Posted: Sat Sep 15, 2018 9:02 am
by nesrocks
Is what I said totally a bad idea? Or doesn't it apply? The advantage is that the list of objects can be any size. The disadvantage is that it can't have one specific byte value (or bit) at a certain point in the data array. You do need to check for that $FF byte on every item, but when using a counter you need to check against it, so I guess it's the same on that aspect, optimization-wise.
And in the OP case, I imagine it's one big object of 500 bytes? In that case you could reserve $FF to be the end of the data.
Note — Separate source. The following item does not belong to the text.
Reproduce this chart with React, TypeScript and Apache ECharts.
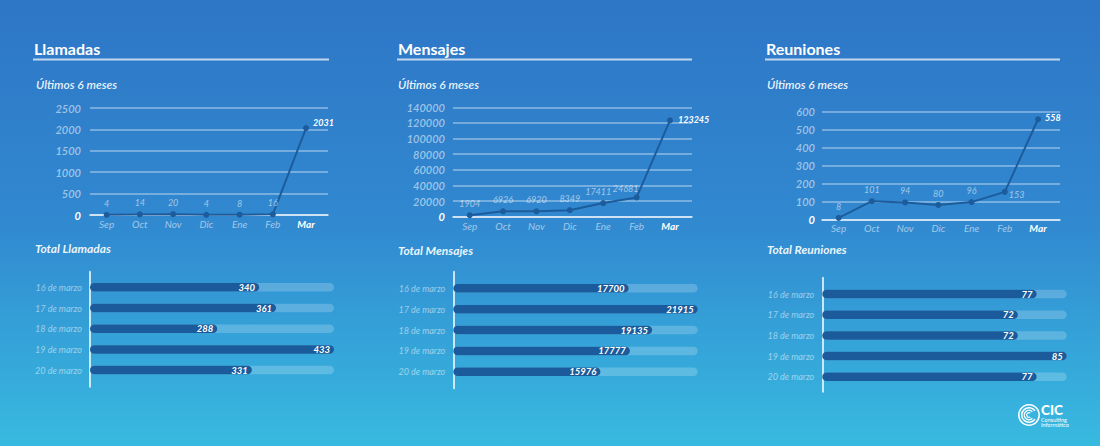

Re: Looping over large chunk of memory

Posted: Sat Sep 15, 2018 1:33 pm
by rainwarrior
nesrocks wrote:Is what I said totally a bad idea? Or doesn't it apply? The advantage is that the list of objects can be any size. The disadvantage is that it can't have one specific byte value (or bit) at a certain point in the data array. You do need to check for that #FF byte on every item, but when using a counter you need to check against it, so I guess it's the same on that aspect, optimization-wise.
And in the OP case, I imagine it's one big object of 500 bytes? In that case you could reserve #FF to be the end of the data.
Well, strings terminated with a 0 byte are incredibly common in the world, copying which is the same process as you're describing.

But yes I'd say not being able to represent one particular byte in your data is a problem in the generic case. The utility of strcpy vs memcpy. One is for a specific kind of data that indicates its own length, one is for any data but you have to supply the length.